The Ghazi Abad attacks come in a particularly difficult week in Afghanistan, with up to 40 civilians killed in an insurgent attack in Jalalabad city, and another 31 dead in a similar hit in Kunduz province.

But it is Ghazi Abad and the row that followed that have claimed the angriest headlines.

If substantiated, the Ghazi Abad strike could be one of the largest single incidents of civilian deaths since an airstrike in Herat province killed more than 90, in 2008.

It also closely follows a sharp rise in air strikes by U.S. forces. In January, the Air Force flew close to 300 sorties — double the number registered in the same month last year.

It was an over-reliance on airstrikes and the concomitant civilian deaths that prompted Gen. Stanley McChrystal, then commander of U.S. and NATO forces in Afghanistan, to drastically curtail air operations in 2009.

But with McChrystal’s replacement by Petraeus in June 2010, the brakes came off.

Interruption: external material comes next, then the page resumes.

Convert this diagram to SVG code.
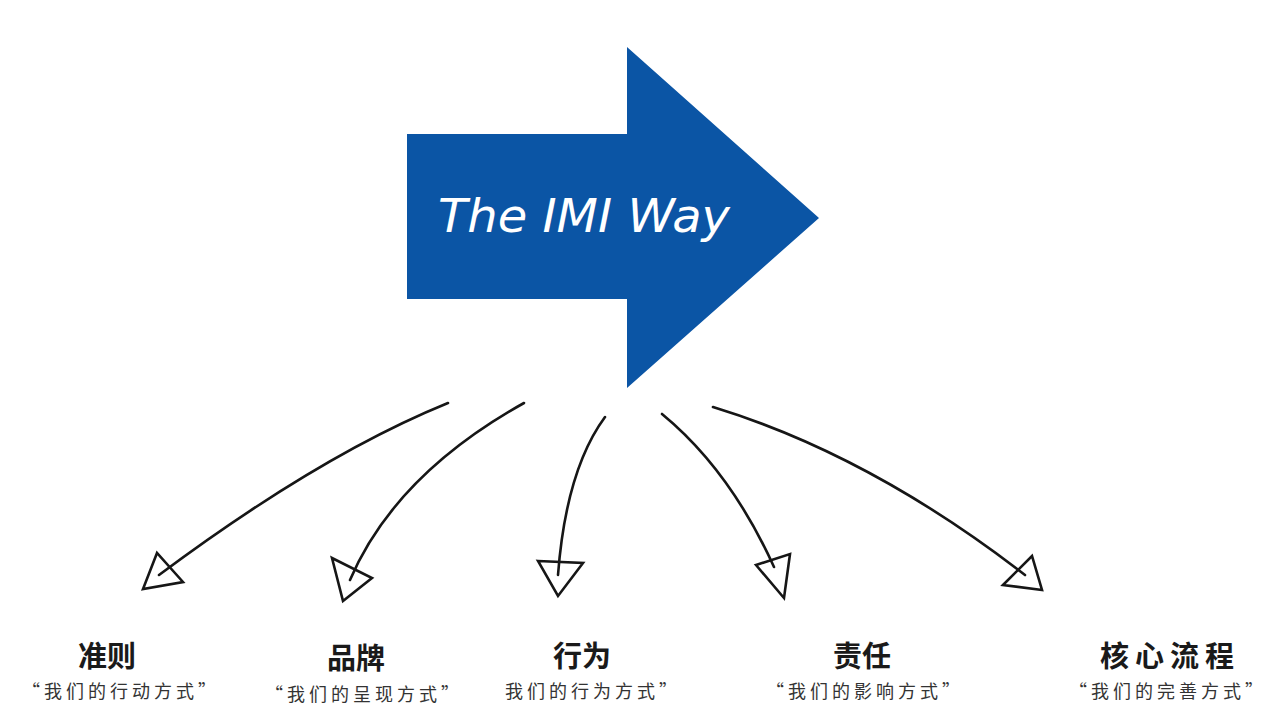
<svg xmlns="http://www.w3.org/2000/svg" width="1280" height="713" viewBox="0 0 1280 713">
<style>
.conn{fill:none;stroke:#161616;stroke-width:2.6;stroke-linecap:round}
.head{fill:none;stroke:#161616;stroke-width:2.6;stroke-linejoin:miter}
.title{font-family:"Noto Sans CJK SC","Noto Sans CJK JP",sans-serif;font-size:29px;font-weight:700;fill:#1a1a1a;text-anchor:middle}
.sub{font-family:"Noto Sans CJK SC","Noto Sans CJK JP",sans-serif;font-size:18px;fill:#333;text-anchor:middle;letter-spacing:4px}
</style>
<rect width="1280" height="713" fill="#ffffff"/>
<g id="main-arrow">
<polygon points="407,134 627,134 627,47 819,218 627,388 627,299 407,299" fill="#0b55a5"/>
<text x="438" y="232" font-family="'DejaVu Sans',sans-serif" font-style="italic" font-size="46" fill="#ffffff" textLength="292" lengthAdjust="spacingAndGlyphs">The IMI Way</text>
</g>
<g id="connectors">
<path class="conn" d="M448,403 Q320,455 159,575"/>
<polygon class="head" points="157,553 143,589 183,582"/>
<path class="conn" d="M524,403 Q395,475 350,580"/>
<polygon class="head" points="332,558 343,601 372,578"/>
<path class="conn" d="M605,417 Q566,470 558,575"/>
<polygon class="head" points="538,561 583,563 558,596"/>
<path class="conn" d="M662,414 Q730,470 774,567"/>
<polygon class="head" points="756,565 790,554 784,598"/>
<path class="conn" d="M713,407 Q870,455 1025,575"/>
<polygon class="head" points="1003,585 1032,556 1042,590"/>
</g>
<g id="node-zhunze">
<text class="title" x="107" y="667">准则</text>
<text class="sub" x="121" y="698">“我们的行动方式”</text>
</g>
<g id="node-pinpai">
<text class="title" x="356" y="669">品牌</text>
<text class="sub" x="364" y="701">“我们的呈现方式”</text>
</g>
<g id="node-xingwei">
<text class="title" x="582" y="667">行为</text>
<text class="sub" x="593" y="698">我们的行为方式”</text>
</g>
<g id="node-zeren">
<text class="title" x="862" y="667">责任</text>
<text class="sub" x="865" y="698">“我们的影响方式”</text>
</g>
<g id="node-hexin">
<text class="title" x="1170" y="667" style="letter-spacing:6px">核心流程</text>
<text class="sub" x="1168" y="698">“我们的完善方式”</text>
</g>
</svg>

NATO officials have not backed down on Ghazi Abad. While they say they will launch an investigation into possible casualties, they dismiss reports of large numbers of non-combatant deaths.

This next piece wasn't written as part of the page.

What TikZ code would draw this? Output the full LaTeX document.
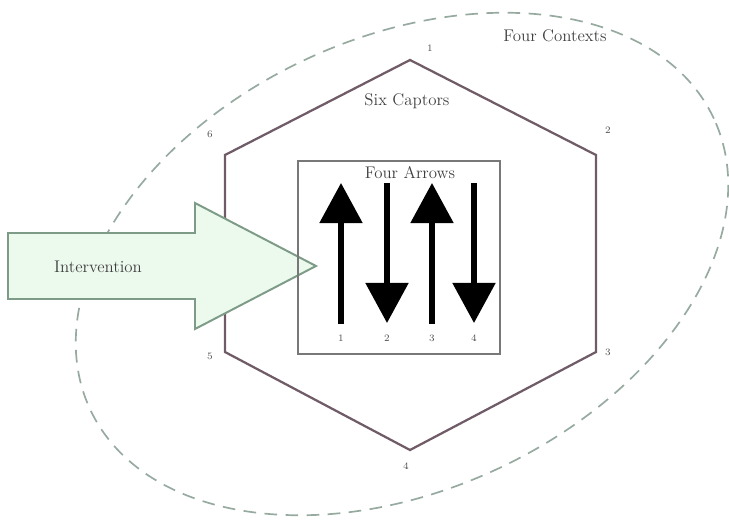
\documentclass[tikz,border=0pt]{standalone}
\usepackage{tikz}
\usetikzlibrary{arrows.meta}
\definecolor{hexline}{RGB}{112,92,102}
\definecolor{ctxline}{RGB}{150,170,160}
\definecolor{inline}{RGB}{120,120,120}
\definecolor{arrline}{RGB}{125,155,135}
\definecolor{arrfill}{RGB}{236,250,238}
\tikzset{
	context/.style={draw=ctxline,line width=1.2pt,dash pattern=on 9pt off 6pt},
	port/.style={draw=hexline,line width=1.6pt,line join=miter},
	corner/.style={font=\scriptsize,text=black!70},
	flow/.style={line width=3.6pt,-{Triangle[width=1.05cm,length=1cm]}},
	label/.style={font=\large,text=black!75}
}
\begin{document}
\begin{tikzpicture}[x=0.025cm,y=-0.025cm]
	\useasboundingbox (0,0) rectangle (729,524);
	% outer context
	\coordinate (o) at (402,264);
	\draw[context,rotate around={25:(o)}] (o) ellipse [x radius=8.6cm,y radius=5.65cm];
	\node[label] (ctx) at (555,36) {Four Contexts};
	% hexagon
	\coordinate (h1) at (410,60);
	\coordinate (h2) at (596,155);
	\coordinate (h3) at (596,352);
	\coordinate (h4) at (410,450);
	\coordinate (h5) at (225,352);
	\coordinate (h6) at (225,155);
	\draw[port] (h1) -- (h2) -- (h3) -- (h4) -- (h5) -- (h6) -- cycle;
	\node[corner] at (430,48) {1};
	\node[corner] at (608,130) {2};
	\node[corner] at (608,352) {3};
	\node[corner] at (406,466) {4};
	\node[corner] at (210,356) {5};
	\node[corner] at (210,134) {6};
	\node[label] (hex) at (407,101) {Six Captors};
	% intervention arrow
	\draw[draw=arrline,fill=arrfill,line width=1.4pt,line join=miter]
		(8,233) -- (195,233) -- (195,203) -- (316,266) -- (195,329) -- (195,299) -- (8,299) -- cycle;
	\node[label] (int) at (98,267) {Intervention};
	% inner box
	\draw[draw=inline,line width=1.6pt] (298,161) rectangle (500,354);
	\node[label] (box) at (410,173) {Four Arrows};
	\foreach \x/\n in {341/1,432/3}{
		\coordinate (a\n) at (\x,324);
		\coordinate (b\n) at (\x,183);
		\draw[flow] (a\n) -- (b\n);
		\node[corner] at (\x,338) {\n};
	}
	\foreach \x/\n in {387/2,474/4}{
		\coordinate (a\n) at (\x,183);
		\coordinate (b\n) at (\x,323);
		\draw[flow] (a\n) -- (b\n);
		\node[corner] at (\x,338) {\n};
	}
\end{tikzpicture}
\end{document}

But Nizami insists that he has proof. In an interview with a journalist from Mahaal, an Afghan radio news service, he told of his investigations:

“The local people said more than 60 people were killed and most of them were women and children, I saw and have video footage of the incident which shows women, children, dead bodies and injured people. I saw mass graves as well where seven or eight women and children were buried together.

“Later on when I listed those killed it reached to 67; there were 29 children, most of whom were between 6 and 18 years old. There were 23 women. The rest were men of various ages.”

It was this footage, says Alawi, that caused the journalists’ detention.

Seiber rejects this out of hand. He does not deny that the U.S. forces took the journalists’ cameras, but says that this was done in the interests of security.

“They could have been trying to film our operations,” he said. “They had pictures of our interpreters, which could have put the interpreters in danger if they got into the wrong hands.

“But I can tell you, there were no pictures of civilian casualties on those cameras.”

Nizami told Mahaal that he had been invited to the Presidential Palace, called the Arg, to share his materials with Karzai.

“Today I am going to meet President Karzai and share all that I saw and heard and all the materials I have,” he said on Monday. “I will tell him what the reality is.”